▸ Short problem
Extract each line bearing the word "that".

▸ Material for this task
====
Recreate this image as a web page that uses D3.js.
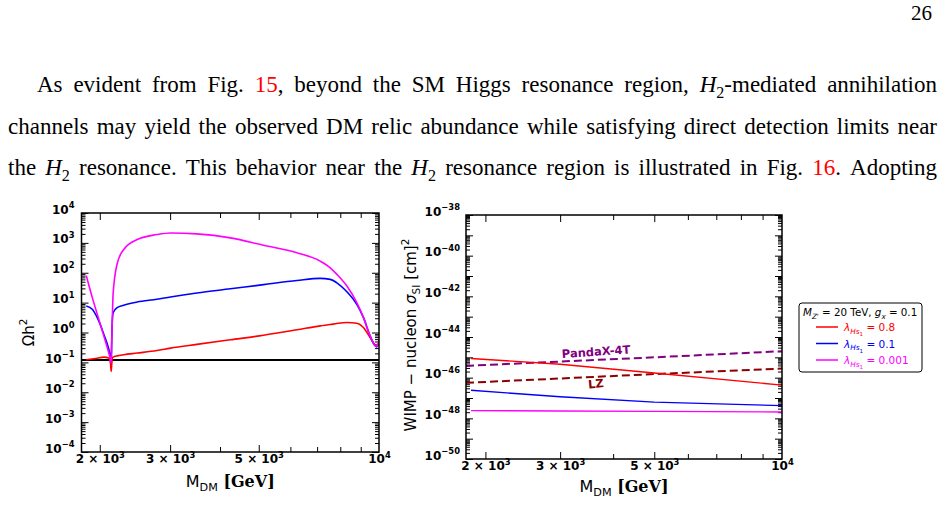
<!DOCTYPE html>
<html><head><meta charset="utf-8">
<script src="https://cdn.jsdelivr.net/npm/d3@7"></script>
<style>body{margin:0;background:#fff}svg{display:block}</style>
</head><body>
<svg id="c" width="945" height="520"></svg>
<script>
// ---------------- data ----------------
const relicMass   = [1850,1915,1970,2047,2106,2128,2136,2142,2150,2160,2211,2296,2481,2780,3006,3500,4246,5140,6230,7125,7550,7845,8310,8800,9140,9500,9775,9875,10000];
const relicLam08  = [0.123,0.13,0.138,0.15,0.14,0.09,0.05,0.08,0.145,0.15,0.165,0.18,0.205,0.25,0.30,0.40,0.57,0.81,1.23,1.67,1.85,2.0,2.15,2.05,1.47,0.68,0.38,0.34,0.44];
const relicLam01  = [7.7,6,3.2,0.88,0.28,0.15,0.1,0.5,2.5,4.6,6.8,8.2,10.5,13,15.5,21,29,40,55,65,60,46,23,8.8,3.2,0.77,0.36,0.33,0.46];
const relicLam0001= [81,15,4.2,0.77,0.21,0.12,0.095,0.4,3,20,200,600,1290,1900,2150,2000,1470,830,464,245,146,88,36,10,3.2,0.77,0.36,0.34,0.6];
const planckRelic = 0.12;

const ddMass       = [1850,3000,5000,10000];
const sigmaLam08   = [8.7e-46,4.6e-46,1.7e-46,4.3e-47];
const sigmaLam01   = [2.4e-47,1.15e-47,6.3e-48,4.2e-48];
const sigmaLam0001 = [2.4e-48,2.3e-48,2.2e-48,2.05e-48];
const limitMass    = [1800,3000,5000,10000];
const pandaxLimit  = [3.8e-46,6.2e-46,1.0e-45,2.0e-45];
const lzLimit      = [5.6e-47,9.1e-47,1.5e-46,2.8e-46];

const lambdaLabels = ["0.8","0.1","0.001"];
const seriesColors = ["#ff0000","#0000ff","#ff00ff"];
const xLabeledTicks = [2000,3000,5000,10000];
const xMinorTicks = [2000,3000,4000,5000,6000,7000,8000,9000];
const relicExps = [-4,-3,-2,-1,0,1,2,3,4];
const sigmaExps = [-50,-49,-48,-47,-46,-45,-44,-43,-42,-41,-40,-39,-38];
const sigmaLabelExps = [-50,-48,-46,-44,-42,-40,-38];

// ---------------- helpers ----------------
const svg = d3.select("#c");
const SANS = "DejaVu Sans";
const TFS = 12;
function rich(sel, parts, fs){
  let cur = 0;
  parts.forEach(p=>{
    const l = p.l||0;
    const off = l===0?0 : l===1?0.28*fs : l===2?0.5*fs : -0.45*fs;
    const size = l===0?fs : l===2?0.52*fs : 0.7*fs;
    const ts = sel.append("tspan").attr("dy", off-cur).attr("font-size", size).text(p.t);
    if(p.it) ts.attr("font-style","italic");
    if(p.b) ts.attr("font-weight","bold");
    if(p.f) ts.attr("font-family",p.f);
    if(p.c) ts.attr("fill",p.c);
    cur = off;
  });
  return sel;
}
const sup = (e)=> String(e).replace("-","\u2212");

// ---------------- paragraph text ----------------
const RED = "#ff0000";
const H2 = [{t:"H",it:1},{t:"2",l:1}];
const lines = [
  {x0:37, y:92, words:["As","evident","from","Fig.",[{t:"15",c:RED},{t:","}],"beyond","the","SM","Higgs","resonance","region,",[{t:"H",it:1},{t:"2",l:1},{t:"-mediated"}],"annihilation"]},
  {x0:8, y:134, words:"channels may yield the observed DM relic abundance while satisfying direct detection limits near".split(" ")},
  {x0:8, y:175, words:["the",H2,"resonance.","This","behavior","near","the",H2,"resonance","region","is","illustrated","in","Fig.",[{t:"16",c:RED},{t:"."}],"Adopting"]}
];
const PFS = 23;
lines.forEach(L=>{
  const els = L.words.map(w=>{
    const t = svg.append("text").attr("y",L.y).attr("font-family","Liberation Serif").attr("font-size",PFS).attr("fill","#000");
    rich(t, typeof w==="string"?[{t:w}]:w, PFS);
    return t;
  });
  const ws = els.map(e=>e.node().getComputedTextLength());
  const gap = (937 - L.x0 - d3.sum(ws))/(els.length-1);
  let x = L.x0;
  els.forEach((e,i)=>{ e.attr("x",x); x += ws[i]+gap; });
});
svg.append("text").attr("x",932).attr("y",20).attr("text-anchor","end")
  .attr("font-family","Liberation Serif").attr("font-size",21).text("26");

// ---------------- panel builder ----------------
function panel(o){
  const w = o.right-o.left, h = o.bottom-o.top;
  const g = svg.append("g").attr("transform",`translate(${o.left},${o.top})`);
  const x = d3.scaleLog().domain([1800,10000]).range([0,w]);
  const y = d3.scaleLog().domain(o.yDomain).range([h,0]);
  const minors = [];
  o.exps.slice(0,-1).forEach(e=>{ for(let m=2;m<=9;m++) minors.push(m*Math.pow(10,e)); });
  const majors = o.exps.map(e=>Math.pow(10,e));
  const tickStyle = s=>{ s.select(".domain").remove(); s.selectAll("line").attr("stroke","#000"); s.selectAll("text").remove(); };
  g.append("g").call(d3.axisLeft(y).tickValues(minors).tickSize(-4).tickSizeOuter(0)).call(tickStyle);
  g.append("g").call(d3.axisLeft(y).tickValues(majors).tickSize(-7).tickSizeOuter(0)).call(tickStyle);
  g.append("g").attr("transform",`translate(${w},0)`).call(d3.axisRight(y).tickValues(minors).tickSize(-4).tickSizeOuter(0)).call(tickStyle);
  g.append("g").attr("transform",`translate(${w},0)`).call(d3.axisRight(y).tickValues(majors).tickSize(-7).tickSizeOuter(0)).call(tickStyle);
  const xMin = xMinorTicks.filter(v=>!xLabeledTicks.includes(v));
  const xLab = xLabeledTicks.filter(v=>v<10000);
  g.append("g").attr("transform",`translate(0,${h})`).call(d3.axisBottom(x).tickValues(xMin).tickSize(-5).tickSizeOuter(0)).call(tickStyle);
  g.append("g").attr("transform",`translate(0,${h})`).call(d3.axisBottom(x).tickValues(xLab).tickSize(-7).tickSizeOuter(0)).call(tickStyle);
  g.append("g").call(d3.axisTop(x).tickValues(xMin).tickSize(-5).tickSizeOuter(0)).call(tickStyle);
  g.append("g").call(d3.axisTop(x).tickValues(xLab).tickSize(-7).tickSizeOuter(0)).call(tickStyle);
  const ya = g.append("g").call(d3.axisLeft(y).tickValues(o.labelExps.map(e=>Math.pow(10,e))).tickSize(0).tickPadding(o.ypad).tickFormat(()=>""));
  ya.select(".domain").remove();
  ya.selectAll(".tick text").each(function(d){
    const t = d3.select(this).attr("font-family",SANS).attr("font-weight","bold").attr("font-size",TFS).attr("fill","#000").attr("dy","0.36em");
    rich(t,[{t:"10"},{t:sup(Math.round(Math.log10(d))),l:-1}],TFS);
  });
  const xa = g.append("g").attr("transform",`translate(0,${h})`).call(d3.axisBottom(x).tickValues(xLabeledTicks).tickSize(0).tickPadding(o.xpad).tickFormat(()=>""));
  xa.select(".domain").remove();
  xa.selectAll(".tick text").each(function(d){
    const t = d3.select(this).attr("font-family",SANS).attr("font-weight","bold").attr("font-size",TFS).attr("fill","#000").attr("dy","0.71em");
    const e = Math.floor(Math.log10(d)+1e-9), m = Math.round(d/Math.pow(10,e));
    rich(t, m===1?[{t:"10"},{t:sup(e),l:-1}]:[{t:m+" \u00d7 10"},{t:sup(e),l:-1}], TFS);
  });
  const id = "clip"+Math.round(o.left);
  g.append("clipPath").attr("id",id).append("rect").attr("width",w).attr("height",h);
  const plot = g.append("g").attr("clip-path",`url(#${id})`);
  g.append("rect").attr("width",w).attr("height",h).attr("fill","none").attr("stroke","#000").attr("stroke-width",1.5);
  return {g,plot,x,y,w,h};
}

// ---------------- left panel: relic density ----------------
const L = panel({left:81.5,right:379,top:213,bottom:452,yDomain:[1e-4,1e4],exps:relicExps,labelExps:relicExps,ypad:7,xpad:11});
L.plot.append("line").attr("x1",0).attr("x2",L.w).attr("y1",L.y(planckRelic)).attr("y2",L.y(planckRelic))
  .attr("stroke","#000").attr("stroke-width",2);
const relicSeries = [relicLam08, relicLam01, relicLam0001];
const lineL = vals => d3.line().x((d,i)=>L.x(relicMass[i])).y(d=>L.y(d)).curve(d3.curveMonotoneX)(vals);
[0,1,2].forEach(i=>{
  L.plot.append("path").attr("d",lineL(relicSeries[i])).attr("fill","none").attr("stroke",seriesColors[i]).attr("stroke-width",1.6);
});
L.g.append("text").attr("transform",`translate(${-48},${L.h/2}) rotate(-90)`).attr("text-anchor","middle")
  .attr("font-family",SANS).attr("font-size",15).call(t=>rich(t,[{t:"\u03a9h"},{t:"2",l:-1}],15));
L.g.append("text").attr("x",L.w/2).attr("y",L.h+35).attr("text-anchor","middle").attr("font-size",16)
  .call(t=>rich(t,[{t:"M",f:SANS},{t:"DM",l:1,f:SANS},{t:" [GeV]",b:1,f:"DejaVu Serif"}],16));

// ---------------- right panel: direct detection ----------------
const R = panel({left:466,right:782,top:215,bottom:459,yDomain:[1e-50,1e-38],exps:sigmaExps,labelExps:sigmaLabelExps,ypad:6,xpad:11});
const lineR = (ms,vals) => d3.line().x((d,i)=>R.x(ms[i])).y(d=>R.y(d))(vals);
R.plot.append("path").attr("d",lineR(limitMass,pandaxLimit)).attr("fill","none").attr("stroke","#800080").attr("stroke-width",2).attr("stroke-dasharray","8,4");
R.plot.append("path").attr("d",lineR(limitMass,lzLimit)).attr("fill","none").attr("stroke","#8b0000").attr("stroke-width",2).attr("stroke-dasharray","8,4");
const sigmaSeries = [sigmaLam08, sigmaLam01, sigmaLam0001];
[0,1,2].forEach(i=>{
  R.plot.append("path").attr("d",lineR(ddMass,sigmaSeries[i])).attr("fill","none").attr("stroke",seriesColors[i]).attr("stroke-width",1.4);
});
R.g.append("text").attr("transform",`translate(${R.x(3650)},${R.y(1.2e-45)}) rotate(-4)`).attr("text-anchor","middle")
  .attr("font-family",SANS).attr("font-weight","bold").attr("font-size",11.5).attr("fill","#800080").text("PandaX-4T");
R.g.append("text").attr("transform",`translate(${R.x(3650)},${R.y(3.2e-47)}) rotate(-5)`).attr("text-anchor","middle")
  .attr("font-family",SANS).attr("font-weight","bold").attr("font-size",11.5).attr("fill","#8b0000").text("LZ");
R.g.append("text").attr("transform",`translate(${-50},${R.h/2-2}) rotate(-90)`).attr("text-anchor","middle")
  .attr("font-family",SANS).attr("font-size",15)
  .call(t=>rich(t,[{t:"WIMP \u2212 nucleon  "},{t:"\u03c3",it:1},{t:"SI",l:1},{t:" [cm]"},{t:"2",l:-1}],15));
R.g.append("text").attr("x",R.w/2).attr("y",R.h+33).attr("text-anchor","middle").attr("font-size",16)
  .call(t=>rich(t,[{t:"M",f:SANS},{t:"DM",l:1,f:SANS},{t:" [GeV]",b:1,f:"DejaVu Serif"}],16));

// ---------------- legend ----------------
const lg = svg.append("g").attr("transform","translate(799,303)");
lg.append("rect").attr("width",123).attr("height",69).attr("rx",3).attr("fill","#fff").attr("stroke","#000").attr("stroke-width",1);
lg.append("text").attr("x",4).attr("y",13).attr("font-family",SANS).attr("font-size",10.3)
  .call(t=>rich(t,[{t:"M",it:1},{t:"Z'",l:1,it:1},{t:" = 20 TeV,  "},{t:"g",it:1},{t:"x",l:1,it:1},{t:" = 0.1"}],10.3));
lambdaLabels.forEach((lab,i)=>{
  const yy = 24 + i*16.5;
  lg.append("line").attr("x1",17).attr("x2",39).attr("y1",yy).attr("y2",yy).attr("stroke",seriesColors[i]).attr("stroke-width",1.5);
  lg.append("text").attr("x",45).attr("y",yy+4).attr("font-family",SANS).attr("font-size",10.5).attr("fill",seriesColors[i])
    .call(t=>rich(t,[{t:"\u03bb",it:1},{t:"Hs",l:1,it:1},{t:"1",l:2},{t:" = "+lab}],10.5));
});
</script>
</body></html>
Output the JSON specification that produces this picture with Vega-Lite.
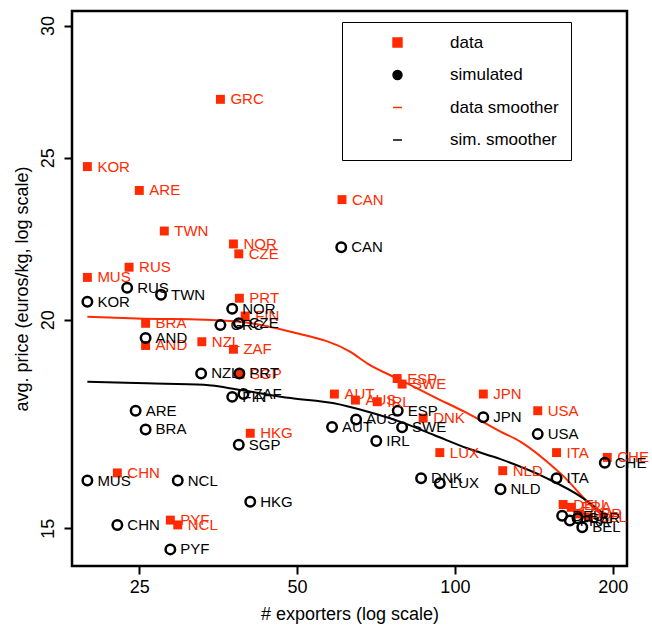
{
  "$schema": "https://vega.github.io/schema/vega-lite/v6.json",
  "width": 555,
  "height": 555,
  "autosize": {"type": "none"},
  "padding": {"left": 72, "top": 11, "right": 25, "bottom": 63},
  "config": {
    "view": {"stroke": "black", "strokeWidth": 2.5},
    "font": "Liberation Sans",
    "axis": {
      "domain": false, "grid": false, "ticks": true, "tickColor": "black", "tickWidth": 2, "tickSize": 8,
      "labelFontSize": 18, "labelColor": "black", "titleFontSize": 18, "titleFontWeight": "normal",
      "titleColor": "black", "labelFont": "Liberation Sans", "titleFont": "Liberation Sans"
    }
  },
  "datasets": {
    "pts": [
      {"country": "GRC", "series": "data", "exporters": 35.7, "price": 27.1},
      {"country": "KOR", "series": "data", "exporters": 19.9, "price": 24.7},
      {"country": "ARE", "series": "data", "exporters": 25.0, "price": 23.9},
      {"country": "TWN", "series": "data", "exporters": 27.9, "price": 22.6},
      {"country": "NOR", "series": "data", "exporters": 37.8, "price": 22.2},
      {"country": "CZE", "series": "data", "exporters": 38.7, "price": 21.9},
      {"country": "RUS", "series": "data", "exporters": 23.9, "price": 21.5},
      {"country": "MUS", "series": "data", "exporters": 19.9, "price": 21.2},
      {"country": "PRT", "series": "data", "exporters": 38.8, "price": 20.6},
      {"country": "FIN", "series": "data", "exporters": 39.8, "price": 20.1},
      {"country": "BRA", "series": "data", "exporters": 25.7, "price": 19.9},
      {"country": "NZL", "series": "data", "exporters": 32.9, "price": 19.4},
      {"country": "AND", "series": "data", "exporters": 25.7, "price": 19.3},
      {"country": "ZAF", "series": "data", "exporters": 37.8, "price": 19.2},
      {"country": "SGP", "series": "data", "exporters": 38.9, "price": 18.55},
      {"country": "HKG", "series": "data", "exporters": 40.7, "price": 17.1},
      {"country": "CAN", "series": "data", "exporters": 60.9, "price": 23.6},
      {"country": "AUT", "series": "data", "exporters": 58.9, "price": 18.05},
      {"country": "AUS", "series": "data", "exporters": 64.6, "price": 17.9},
      {"country": "IRL", "series": "data", "exporters": 71.1, "price": 17.86},
      {"country": "ESP", "series": "data", "exporters": 77.6, "price": 18.44},
      {"country": "SWE", "series": "data", "exporters": 79.3, "price": 18.3},
      {"country": "DNK", "series": "data", "exporters": 87.0, "price": 17.46},
      {"country": "LUX", "series": "data", "exporters": 93.6, "price": 16.65},
      {"country": "JPN", "series": "data", "exporters": 113.3, "price": 18.05},
      {"country": "USA", "series": "data", "exporters": 143.9, "price": 17.64},
      {"country": "ITA", "series": "data", "exporters": 156.3, "price": 16.65},
      {"country": "CHE", "series": "data", "exporters": 195.3, "price": 16.54},
      {"country": "NLD", "series": "data", "exporters": 123.4, "price": 16.24},
      {"country": "DEU", "series": "data", "exporters": 160.9, "price": 15.5},
      {"country": "FRA", "series": "data", "exporters": 166.7, "price": 15.44},
      {"country": "GBR", "series": "data", "exporters": 172.9, "price": 15.3},
      {"country": "BEL", "series": "data", "exporters": 179.9, "price": 15.23},
      {"country": "CHN", "series": "data", "exporters": 22.7, "price": 16.19},
      {"country": "PYF", "series": "data", "exporters": 28.65, "price": 15.17},
      {"country": "NCL", "series": "data", "exporters": 29.6, "price": 15.07},
      {"country": "CAN", "series": "simulated", "exporters": 60.7, "price": 22.1},
      {"country": "KOR", "series": "simulated", "exporters": 19.9, "price": 20.5},
      {"country": "RUS", "series": "simulated", "exporters": 23.7, "price": 20.9},
      {"country": "TWN", "series": "simulated", "exporters": 27.5, "price": 20.7},
      {"country": "NOR", "series": "simulated", "exporters": 37.6, "price": 20.3},
      {"country": "GRC", "series": "simulated", "exporters": 35.7, "price": 19.85},
      {"country": "CZE", "series": "simulated", "exporters": 38.7, "price": 19.9},
      {"country": "AND", "series": "simulated", "exporters": 25.7, "price": 19.5},
      {"country": "NZL", "series": "simulated", "exporters": 32.8, "price": 18.57},
      {"country": "PRT", "series": "simulated", "exporters": 38.8, "price": 18.57},
      {"country": "FIN", "series": "simulated", "exporters": 37.6, "price": 17.98},
      {"country": "ZAF", "series": "simulated", "exporters": 39.5, "price": 18.05},
      {"country": "ARE", "series": "simulated", "exporters": 24.6, "price": 17.64},
      {"country": "BRA", "series": "simulated", "exporters": 25.7, "price": 17.19},
      {"country": "SGP", "series": "simulated", "exporters": 38.7, "price": 16.83},
      {"country": "MUS", "series": "simulated", "exporters": 19.9, "price": 16.02},
      {"country": "NCL", "series": "simulated", "exporters": 29.6, "price": 16.02},
      {"country": "HKG", "series": "simulated", "exporters": 40.7, "price": 15.56},
      {"country": "CHN", "series": "simulated", "exporters": 22.7, "price": 15.07},
      {"country": "PYF", "series": "simulated", "exporters": 28.65, "price": 14.57},
      {"country": "AUT", "series": "simulated", "exporters": 58.3, "price": 17.25},
      {"country": "AUS", "series": "simulated", "exporters": 64.8, "price": 17.43},
      {"country": "IRL", "series": "simulated", "exporters": 70.8, "price": 16.92},
      {"country": "ESP", "series": "simulated", "exporters": 77.8, "price": 17.64},
      {"country": "SWE", "series": "simulated", "exporters": 79.3, "price": 17.24},
      {"country": "DNK", "series": "simulated", "exporters": 86.2, "price": 16.07},
      {"country": "LUX", "series": "simulated", "exporters": 93.6, "price": 15.96},
      {"country": "JPN", "series": "simulated", "exporters": 113.3, "price": 17.48},
      {"country": "NLD", "series": "simulated", "exporters": 122.2, "price": 15.83},
      {"country": "USA", "series": "simulated", "exporters": 143.9, "price": 17.08},
      {"country": "ITA", "series": "simulated", "exporters": 156.3, "price": 16.07},
      {"country": "CHE", "series": "simulated", "exporters": 193.2, "price": 16.42},
      {"country": "DEU", "series": "simulated", "exporters": 160.2, "price": 15.26},
      {"country": "FRA", "series": "simulated", "exporters": 165.7, "price": 15.16},
      {"country": "GBR", "series": "simulated", "exporters": 171.4, "price": 15.21},
      {"country": "BEL", "series": "simulated", "exporters": 175.0, "price": 15.02}
    ],
    "smooth": [
      {"series": "data smoother", "exporters": 19.9, "price": 20.08},
      {"series": "data smoother", "exporters": 24.75, "price": 20.03},
      {"series": "data smoother", "exporters": 33.2, "price": 20.0},
      {"series": "data smoother", "exporters": 39.0, "price": 19.94},
      {"series": "data smoother", "exporters": 48.6, "price": 19.67},
      {"series": "data smoother", "exporters": 63.2, "price": 19.13},
      {"series": "data smoother", "exporters": 68.0, "price": 18.83},
      {"series": "data smoother", "exporters": 78.8, "price": 18.4},
      {"series": "data smoother", "exporters": 91.2, "price": 17.98},
      {"series": "data smoother", "exporters": 105.6, "price": 17.58},
      {"series": "data smoother", "exporters": 122.2, "price": 17.14},
      {"series": "data smoother", "exporters": 133.5, "price": 16.9},
      {"series": "data smoother", "exporters": 159.0, "price": 16.18},
      {"series": "data smoother", "exporters": 189.8, "price": 15.3},
      {"series": "data smoother", "exporters": 195.3, "price": 15.21},
      {"series": "sim. smoother", "exporters": 19.9, "price": 18.36},
      {"series": "sim. smoother", "exporters": 25.86, "price": 18.32},
      {"series": "sim. smoother", "exporters": 33.2, "price": 18.28},
      {"series": "sim. smoother", "exporters": 39.0, "price": 18.15},
      {"series": "sim. smoother", "exporters": 48.6, "price": 17.95},
      {"series": "sim. smoother", "exporters": 58.8, "price": 17.82},
      {"series": "sim. smoother", "exporters": 68.0, "price": 17.62},
      {"series": "sim. smoother", "exporters": 78.8, "price": 17.37},
      {"series": "sim. smoother", "exporters": 91.2, "price": 17.06},
      {"series": "sim. smoother", "exporters": 105.6, "price": 16.75},
      {"series": "sim. smoother", "exporters": 122.2, "price": 16.5},
      {"series": "sim. smoother", "exporters": 149.9, "price": 16.07},
      {"series": "sim. smoother", "exporters": 173.8, "price": 15.67},
      {"series": "sim. smoother", "exporters": 195.3, "price": 15.24}
    ]
  },
  "encoding": {
    "x": {
      "field": "exporters", "type": "quantitative",
      "scale": {"type": "log", "domain": [18.6, 213], "nice": false},
      "axis": {"values": [25, 50, 100, 200], "title": "# exporters (log scale)", "labelPadding": 4, "titlePadding": 9, "labelFlush": false}
    },
    "y": {
      "field": "price", "type": "quantitative",
      "scale": {"type": "log", "domain": [14.24, 30.61], "nice": false},
      "axis": {"values": [15, 20, 25, 30], "title": "avg. price (euros/kg, log scale)", "labelAngle": -90, "labelAlign": "center", "labelBaseline": "bottom", "labelPadding": 7, "titlePadding": 8, "labelFlush": false}
    }
  },
  "layer": [
    {
      "data": {"name": "smooth"},
      "mark": {"type": "line", "strokeWidth": 2, "interpolate": "monotone"},
      "encoding": {
        "color": {"field": "series", "type": "nominal"}
      }
    },
    {
      "data": {"name": "pts"},
      "transform": [{"filter": "datum.series === 'data'"}],
      "mark": {"type": "point", "filled": true, "size": 80, "opacity": 1},
      "encoding": {
        "color": {"field": "series", "type": "nominal"},
        "shape": {"field": "series", "type": "nominal"}
      }
    },
    {
      "data": {"name": "pts"},
      "transform": [{"filter": "datum.series === 'simulated'"}],
      "mark": {"type": "point", "filled": false, "size": 90, "strokeWidth": 2.5, "opacity": 1},
      "encoding": {
        "color": {
          "field": "series", "type": "nominal",
          "scale": {"domain": ["data", "simulated", "data smoother", "sim. smoother"], "range": ["#ff2a00", "black", "#ff2a00", "black"]},
          "legend": {
            "orient": "none", "legendX": 270, "legendY": 11, "title": null,
            "padding": 12, "strokeColor": "black", "fillColor": "white",
            "symbolOffset": 35, "labelOffset": 44, "labelFontSize": 17, "labelColor": "black",
            "labelFont": "Liberation Sans", "rowPadding": 14.5, "symbolSize": 80, "labelLimit": 400
          }
        },
        "shape": {
          "field": "series", "type": "nominal",
          "scale": {"domain": ["data", "simulated", "data smoother", "sim. smoother"], "range": ["square", "circle", "stroke", "stroke"]}
        }
      }
    },
    {
      "data": {"name": "pts"},
      "mark": {"type": "text", "align": "left", "baseline": "middle", "dx": 10, "fontSize": 15, "font": "Liberation Sans"},
      "encoding": {
        "text": {"field": "country"},
        "color": {"field": "series", "type": "nominal"}
      }
    }
  ]
}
====
▸ Result
Recreate this image as a web page that uses D3.js.
Output the JSON specification that produces this picture with Vega-Lite.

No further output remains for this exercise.